Task =
Everything in the listing except the pictures should be written out exactly.

Recorded data =

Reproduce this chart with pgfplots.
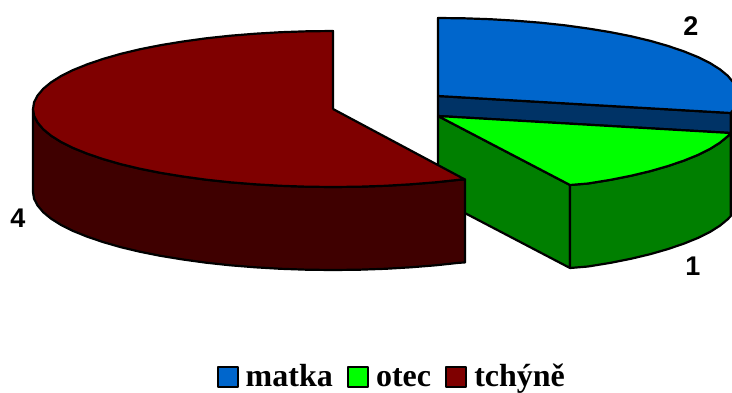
\documentclass[border=0pt]{standalone}
\usepackage{fontspec}
\setmainfont{Liberation Sans}
\newfontfamily\legendfont{Liberation Serif}
\usepackage{pgfplots}
\pgfplotsset{compat=1.18}
\definecolor{blueTop}{HTML}{0066CC}
\definecolor{blueWall}{HTML}{003366}
\definecolor{greenTop}{HTML}{00FF00}
\definecolor{greenWall}{HTML}{007F00}
\definecolor{redTop}{HTML}{7F0000}
\definecolor{redWall}{HTML}{3F0000}
\begin{document}
\begin{tikzpicture}
\useasboundingbox (0,0) rectangle (732pt,392pt);
\begin{axis}[
  at={(0,0)}, anchor=south west,
  scale only axis, width=732pt, height=392pt,
  xmin=0, xmax=732, ymin=0, ymax=392, y dir=reverse,
  hide axis,
  every axis plot/.append style={draw=black, line width=2.2pt, line join=round},
  legend columns=3,
  legend cell align=left,
  legend image code/.code={\draw[#1, line width=2.2pt] (1pt,0pt) rectangle (21pt,20pt);},
  legend style={
    at={(0.2955,0.0)}, anchor=south west,
    draw=none, fill=none, inner sep=0pt,
    font=\fontsize{32}{36}\selectfont\legendfont\bfseries,
    nodes={anchor=base, inner xsep=0pt, inner ysep=0pt, text height=22pt, text depth=5pt},
    /tikz/every odd column/.style={column sep=7pt},
    /tikz/every even column/.style={column sep=14pt},
  },
]
% blue slice (2): radial wall first, then its top
\addplot[fill=blueWall, forget plot] coordinates {
  (438,96) (730.8,113) (730.8,133) (438,116) (438,96)};
\addplot[fill=blueTop] coordinates {
  (438,96) (438,18) (464.1,18.3) (490.1,19.2) (515.6,20.7) (540.6,22.7)
  (564.8,25.3) (588,28.5) (610.1,32.1) (630.8,36.2) (650.1,40.8)
  (667.8,45.9) (683.7,51.3) (697.8,57) (709.9,63) (719.9,69.3)
  (727.8,75.8) (733.4,82.5) (736.9,89.2) (738,96) (736.9,102.8)
  (733.4,109.5) (730.8,113) (438,96)};
\addlegendentry{matka}
% green slice (1)
\addplot[fill=greenWall, forget plot] coordinates {
  (438,116) (570,185) (570,268) (438,199) (438,116)};
\addplot[fill=greenWall, forget plot] coordinates {
  (570,185) (588,183.5) (610.1,179.9) (630.8,175.8) (650.1,171.2)
  (667.8,166.1) (683.7,160.7) (697.8,155) (709.9,149) (719.9,142.7)
  (727.8,136.2) (730.8,133) (730.8,216) (727.8,219.2) (719.9,225.7)
  (709.9,232) (697.8,238) (683.7,243.7) (667.8,249.1) (650.1,254.2)
  (630.8,258.8) (610.1,262.9) (588,266.5) (570,268) (570,185)};
\addplot[fill=greenTop] coordinates {
  (438,116) (570,185) (588,183.5) (610.1,179.9) (630.8,175.8) (650.1,171.2)
  (667.8,166.1) (683.7,160.7) (697.8,155) (709.9,149) (719.9,142.7)
  (727.8,136.2) (730.8,133) (438,116)};
\addlegendentry{otec}
% red slice (4)
\addplot[fill=redWall, forget plot] coordinates {
  (33,109) (34.1,115.8) (37.6,122.5) (43.2,129.2) (51.1,135.7) (61.1,142)
  (73.2,148) (87.3,153.7) (103.2,159.1) (120.9,164.2) (140.2,168.8)
  (160.9,172.9) (183,176.5) (206.2,179.7) (230.4,182.3) (255.4,184.3)
  (280.9,185.8) (306.9,186.7) (333,187) (359.1,186.7) (385.1,185.8)
  (410.6,184.3) (435.6,182.3) (459.8,179.7) (465,179.5)
  (465,262.5) (459.8,262.7) (435.6,265.3) (410.6,267.3) (385.1,268.8)
  (359.1,269.7) (333,270) (306.9,269.7) (280.9,268.8) (255.4,267.3)
  (230.4,265.3) (206.2,262.7) (183,259.5) (160.9,255.9) (140.2,251.8)
  (120.9,247.2) (103.2,242.1) (87.3,236.7) (73.2,231) (61.1,225)
  (51.1,218.7) (43.2,212.2) (37.6,205.5) (34.1,198.8) (33,192) (33,109)};
\addplot[fill=redTop] coordinates {
  (333,109) (333,31) (306.9,31.3) (280.9,32.2) (255.4,33.7) (230.4,35.7)
  (206.2,38.3) (183,41.5) (160.9,45.1) (140.2,49.2) (120.9,53.8)
  (103.2,58.9) (87.3,64.3) (73.2,70) (61.1,76) (51.1,82.3) (43.2,88.8)
  (37.6,95.5) (34.1,102.2) (33,109) (34.1,115.8) (37.6,122.5) (43.2,129.2)
  (51.1,135.7) (61.1,142) (73.2,148) (87.3,153.7) (103.2,159.1)
  (120.9,164.2) (140.2,168.8) (160.9,172.9) (183,176.5) (206.2,179.7)
  (230.4,182.3) (255.4,184.3) (280.9,185.8) (306.9,186.7) (333,187)
  (359.1,186.7) (385.1,185.8) (410.6,184.3) (435.6,182.3) (459.8,179.7)
  (465,179.5) (333,109)};
\addlegendentry{tchýně}
% value labels
\node[font=\fontsize{27}{30}\selectfont\bfseries] at (axis cs:691,26) {2};
\node[font=\fontsize{27}{30}\selectfont\bfseries] at (axis cs:693,266) {1};
\node[font=\fontsize{27}{30}\selectfont\bfseries] at (axis cs:18,218) {4};
\end{axis}
\end{tikzpicture}
\end{document}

Result of this task =
Reproduce this chart with pgfplots.
\documentclass[border=0pt]{standalone}
\usepackage{fontspec}
\setmainfont{Liberation Sans}
\newfontfamily\legendfont{Liberation Serif}
\usepackage{pgfplots}
\pgfplotsset{compat=1.18}
\definecolor{blueTop}{HTML}{0066CC}
\definecolor{blueWall}{HTML}{003366}
\definecolor{greenTop}{HTML}{00FF00}
\definecolor{greenWall}{HTML}{007F00}
\definecolor{redTop}{HTML}{7F0000}
\definecolor{redWall}{HTML}{3F0000}
\begin{document}
\begin{tikzpicture}
\useasboundingbox (0,0) rectangle (732pt,392pt);
\begin{axis}[
  at={(0,0)}, anchor=south west,
  scale only axis, width=732pt, height=392pt,
  xmin=0, xmax=732, ymin=0, ymax=392, y dir=reverse,
  hide axis,
  every axis plot/.append style={draw=black, line width=2.2pt, line join=round},
  legend columns=3,
  legend cell align=left,
  legend image code/.code={\draw[#1, line width=2.2pt] (1pt,0pt) rectangle (21pt,20pt);},
  legend style={
    at={(0.2955,0.0)}, anchor=south west,
    draw=none, fill=none, inner sep=0pt,
    font=\fontsize{32}{36}\selectfont\legendfont\bfseries,
    nodes={anchor=base, inner xsep=0pt, inner ysep=0pt, text height=22pt, text depth=5pt},
    /tikz/every odd column/.style={column sep=7pt},
    /tikz/every even column/.style={column sep=14pt},
  },
]
% blue slice (2): radial wall first, then its top
\addplot[fill=blueWall, forget plot] coordinates {
  (438,96) (730.8,113) (730.8,133) (438,116) (438,96)};
\addplot[fill=blueTop] coordinates {
  (438,96) (438,18) (464.1,18.3) (490.1,19.2) (515.6,20.7) (540.6,22.7)
  (564.8,25.3) (588,28.5) (610.1,32.1) (630.8,36.2) (650.1,40.8)
  (667.8,45.9) (683.7,51.3) (697.8,57) (709.9,63) (719.9,69.3)
  (727.8,75.8) (733.4,82.5) (736.9,89.2) (738,96) (736.9,102.8)
  (733.4,109.5) (730.8,113) (438,96)};
\addlegendentry{matka}
% green slice (1)
\addplot[fill=greenWall, forget plot] coordinates {
  (438,116) (570,185) (570,268) (438,199) (438,116)};
\addplot[fill=greenWall, forget plot] coordinates {
  (570,185) (588,183.5) (610.1,179.9) (630.8,175.8) (650.1,171.2)
  (667.8,166.1) (683.7,160.7) (697.8,155) (709.9,149) (719.9,142.7)
  (727.8,136.2) (730.8,133) (730.8,216) (727.8,219.2) (719.9,225.7)
  (709.9,232) (697.8,238) (683.7,243.7) (667.8,249.1) (650.1,254.2)
  (630.8,258.8) (610.1,262.9) (588,266.5) (570,268) (570,185)};
\addplot[fill=greenTop] coordinates {
  (438,116) (570,185) (588,183.5) (610.1,179.9) (630.8,175.8) (650.1,171.2)
  (667.8,166.1) (683.7,160.7) (697.8,155) (709.9,149) (719.9,142.7)
  (727.8,136.2) (730.8,133) (438,116)};
\addlegendentry{otec}
% red slice (4)
\addplot[fill=redWall, forget plot] coordinates {
  (33,109) (34.1,115.8) (37.6,122.5) (43.2,129.2) (51.1,135.7) (61.1,142)
  (73.2,148) (87.3,153.7) (103.2,159.1) (120.9,164.2) (140.2,168.8)
  (160.9,172.9) (183,176.5) (206.2,179.7) (230.4,182.3) (255.4,184.3)
  (280.9,185.8) (306.9,186.7) (333,187) (359.1,186.7) (385.1,185.8)
  (410.6,184.3) (435.6,182.3) (459.8,179.7) (465,179.5)
  (465,262.5) (459.8,262.7) (435.6,265.3) (410.6,267.3) (385.1,268.8)
  (359.1,269.7) (333,270) (306.9,269.7) (280.9,268.8) (255.4,267.3)
  (230.4,265.3) (206.2,262.7) (183,259.5) (160.9,255.9) (140.2,251.8)
  (120.9,247.2) (103.2,242.1) (87.3,236.7) (73.2,231) (61.1,225)
  (51.1,218.7) (43.2,212.2) (37.6,205.5) (34.1,198.8) (33,192) (33,109)};
\addplot[fill=redTop] coordinates {
  (333,109) (333,31) (306.9,31.3) (280.9,32.2) (255.4,33.7) (230.4,35.7)
  (206.2,38.3) (183,41.5) (160.9,45.1) (140.2,49.2) (120.9,53.8)
  (103.2,58.9) (87.3,64.3) (73.2,70) (61.1,76) (51.1,82.3) (43.2,88.8)
  (37.6,95.5) (34.1,102.2) (33,109) (34.1,115.8) (37.6,122.5) (43.2,129.2)
  (51.1,135.7) (61.1,142) (73.2,148) (87.3,153.7) (103.2,159.1)
  (120.9,164.2) (140.2,168.8) (160.9,172.9) (183,176.5) (206.2,179.7)
  (230.4,182.3) (255.4,184.3) (280.9,185.8) (306.9,186.7) (333,187)
  (359.1,186.7) (385.1,185.8) (410.6,184.3) (435.6,182.3) (459.8,179.7)
  (465,179.5) (333,109)};
\addlegendentry{tchýně}
% value labels
\node[font=\fontsize{27}{30}\selectfont\bfseries] at (axis cs:691,26) {2};
\node[font=\fontsize{27}{30}\selectfont\bfseries] at (axis cs:693,266) {1};
\node[font=\fontsize{27}{30}\selectfont\bfseries] at (axis cs:18,218) {4};
\end{axis}
\end{tikzpicture}
\end{document}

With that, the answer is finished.